GIVEN DATA:
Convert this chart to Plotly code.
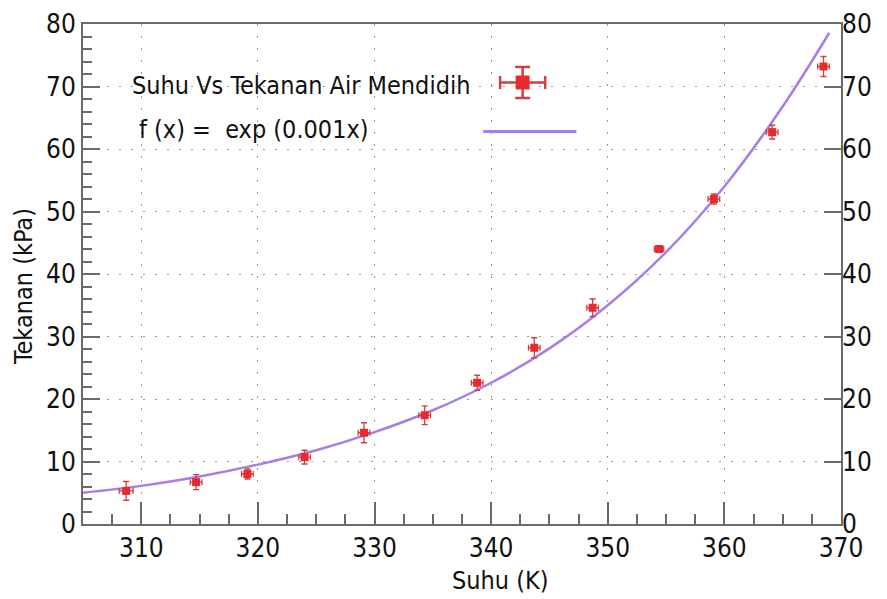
import plotly.graph_objects as go

# Data points
suhu = [308.7, 314.7, 319.1, 324.0, 329.1, 334.3, 338.8, 343.7, 348.7, 354.4, 359.1, 364.1, 368.5]
tekanan = [5.3, 6.7, 8.0, 10.7, 14.6, 17.4, 22.6, 28.2, 34.6, 44.0, 52.0, 62.7, 73.2]
err_suhu = [0.6, 0.5, 0.5, 0.5, 0.5, 0.5, 0.5, 0.5, 0.5, 0.4, 0.5, 0.5, 0.5]
err_tekanan = [1.5, 1.2, 0.8, 1.1, 1.6, 1.5, 1.2, 1.6, 1.4, 0.5, 0.8, 1.1, 1.6]

# Fit curve samples
fit_x = [305, 310, 315, 320, 325, 330, 335, 340, 345, 350, 355, 360, 365, 369.0]
fit_y = [5.0, 6.1, 7.6, 9.5, 11.8, 14.7, 18.2, 22.6, 28.1, 35.0, 43.5, 54.0, 66.8, 78.6]

x_ticks = [310, 320, 330, 340, 350, 360, 370]
y_ticks = [0, 10, 20, 30, 40, 50, 60, 70, 80]

RED = "#e82a2e"
ERR = "#d04040"
PURPLE = "#a77de8"
AXIS = "#6a6a6a"
GRID = "#9a9a9a"
FONT = "DejaVu Sans Condensed, DejaVu Sans, sans-serif"

fig = go.Figure()
fig.add_trace(go.Scatter(
    x=fit_x, y=fit_y, mode="lines", line=dict(color=PURPLE, width=2.5, shape="spline"),
    showlegend=False, hoverinfo="skip"))
fig.add_trace(go.Scatter(
    x=suhu, y=tekanan, mode="markers",
    marker=dict(symbol="square", size=8, color=RED),
    error_x=dict(type="data", array=err_suhu, color=ERR, thickness=1.3, width=3),
    error_y=dict(type="data", array=err_tekanan, color=ERR, thickness=1.3, width=3),
    showlegend=False))
# invisible trace so the right-hand axis is drawn
fig.add_trace(go.Scatter(x=[fit_x[0]], y=[fit_y[0]], yaxis="y2", mode="markers",
                         marker=dict(opacity=0), showlegend=False, hoverinfo="skip"))

PW, PH = 758, 500
fig.update_layout(
    width=879, height=591,
    margin=dict(l=75, r=879 - 75 - PW, t=16, b=591 - 16 - PH),
    paper_bgcolor="white", plot_bgcolor="white",
    font=dict(family=FONT, color="#111"),
    xaxis=dict(range=[305, 370], tickvals=x_ticks, ticks="inside", ticklen=22, tickwidth=2,
               tickcolor=AXIS, showline=True, linecolor=AXIS, linewidth=2, mirror=True,
               showgrid=True, gridcolor=GRID, griddash="2px,10px", gridwidth=1.2,
               tickfont=dict(size=26), zeroline=False, automargin=False,
               minor=dict(dtick=2.5, ticks="inside", ticklen=10, tickcolor=AXIS, tickwidth=2, showgrid=False)),
    yaxis=dict(range=[0, 80], tickvals=y_ticks, ticks="inside", ticklen=17, tickwidth=2,
               tickcolor=AXIS, showline=True, linecolor=AXIS, linewidth=2, mirror=True,
               showgrid=True, gridcolor=GRID, griddash="2px,10px", gridwidth=1.2,
               tickfont=dict(size=26), zeroline=False, automargin=False,
               minor=dict(dtick=2, ticks="inside", ticklen=9, tickcolor=AXIS, tickwidth=2, showgrid=False)),
    yaxis2=dict(range=[0, 80], tickvals=y_ticks, overlaying="y", side="right", ticks="inside",
                ticklen=17, tickwidth=2, tickcolor=AXIS, showline=False, showgrid=False,
                zeroline=False, automargin=False, tickfont=dict(size=26)),
)

# Axis titles
fig.add_annotation(x=(500 - 83) / PW, y=-(580 - 524) / PH, xref="paper", yref="paper",
                   xanchor="center", yanchor="middle", text="Suhu (K)", showarrow=False,
                   font=dict(size=25))
fig.add_annotation(x=-(83 - 23) / PW, y=(524 - 287) / PH, xref="paper", yref="paper",
                   xanchor="center", yanchor="middle", text="Tekanan (kPa)", textangle=-90,
                   showarrow=False, font=dict(size=25))

# Legend (manual, ROOT style)
fig.add_annotation(x=0.0616, y=0.878, xref="paper", yref="paper", xanchor="left", yanchor="middle",
                   text="Suhu Vs Tekanan Air Mendidih", showarrow=False, font=dict(size=25))
fig.add_annotation(x=0.0708, y=0.788, xref="paper", yref="paper", xanchor="left", yanchor="middle",
                   text="f (x) =  exp (0.001x)", showarrow=False, font=dict(size=25))
cx, cy = 0.580, 0.883
hx, hy = 0.0297, 0.031
cap_x, cap_y = 0.0099, 0.013
for shp in [
    dict(type="line", x0=cx - hx, x1=cx + hx, y0=cy, y1=cy),
    dict(type="line", x0=cx, x1=cx, y0=cy - hy, y1=cy + hy),
    dict(type="line", x0=cx - hx, x1=cx - hx, y0=cy - cap_y, y1=cy + cap_y),
    dict(type="line", x0=cx + hx, x1=cx + hx, y0=cy - cap_y, y1=cy + cap_y),
    dict(type="line", x0=cx - cap_x, x1=cx + cap_x, y0=cy + hy, y1=cy + hy),
    dict(type="line", x0=cx - cap_x, x1=cx + cap_x, y0=cy - hy, y1=cy - hy),
]:
    fig.add_shape(xref="paper", yref="paper", line=dict(color=ERR, width=2.5), **shp)
fig.add_shape(type="rect", xref="paper", yref="paper", x0=cx - 0.0092, x1=cx + 0.0092,
              y0=cy - 0.014, y1=cy + 0.014, fillcolor=RED, line=dict(width=0))
fig.add_shape(type="line", xref="paper", yref="paper", x0=0.528, x1=0.651, y0=0.785, y1=0.785,
              line=dict(color=PURPLE, width=3))

fig.write_html("out.html")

YOUR INSTRUCTIONS: Emit the lines of the material exactly, from its first line to the line containing "Sans Condensed, DejaVu", inclusive; leave every picture out.

ANSWER TO THE EXERCISE:
Convert this chart to Plotly code.
import plotly.graph_objects as go

# Data points
suhu = [308.7, 314.7, 319.1, 324.0, 329.1, 334.3, 338.8, 343.7, 348.7, 354.4, 359.1, 364.1, 368.5]
tekanan = [5.3, 6.7, 8.0, 10.7, 14.6, 17.4, 22.6, 28.2, 34.6, 44.0, 52.0, 62.7, 73.2]
err_suhu = [0.6, 0.5, 0.5, 0.5, 0.5, 0.5, 0.5, 0.5, 0.5, 0.4, 0.5, 0.5, 0.5]
err_tekanan = [1.5, 1.2, 0.8, 1.1, 1.6, 1.5, 1.2, 1.6, 1.4, 0.5, 0.8, 1.1, 1.6]

# Fit curve samples
fit_x = [305, 310, 315, 320, 325, 330, 335, 340, 345, 350, 355, 360, 365, 369.0]
fit_y = [5.0, 6.1, 7.6, 9.5, 11.8, 14.7, 18.2, 22.6, 28.1, 35.0, 43.5, 54.0, 66.8, 78.6]

x_ticks = [310, 320, 330, 340, 350, 360, 370]
y_ticks = [0, 10, 20, 30, 40, 50, 60, 70, 80]

RED = "#e82a2e"
ERR = "#d04040"
PURPLE = "#a77de8"
AXIS = "#6a6a6a"
GRID = "#9a9a9a"
FONT = "DejaVu Sans Condensed, DejaVu Sans, sans-serif"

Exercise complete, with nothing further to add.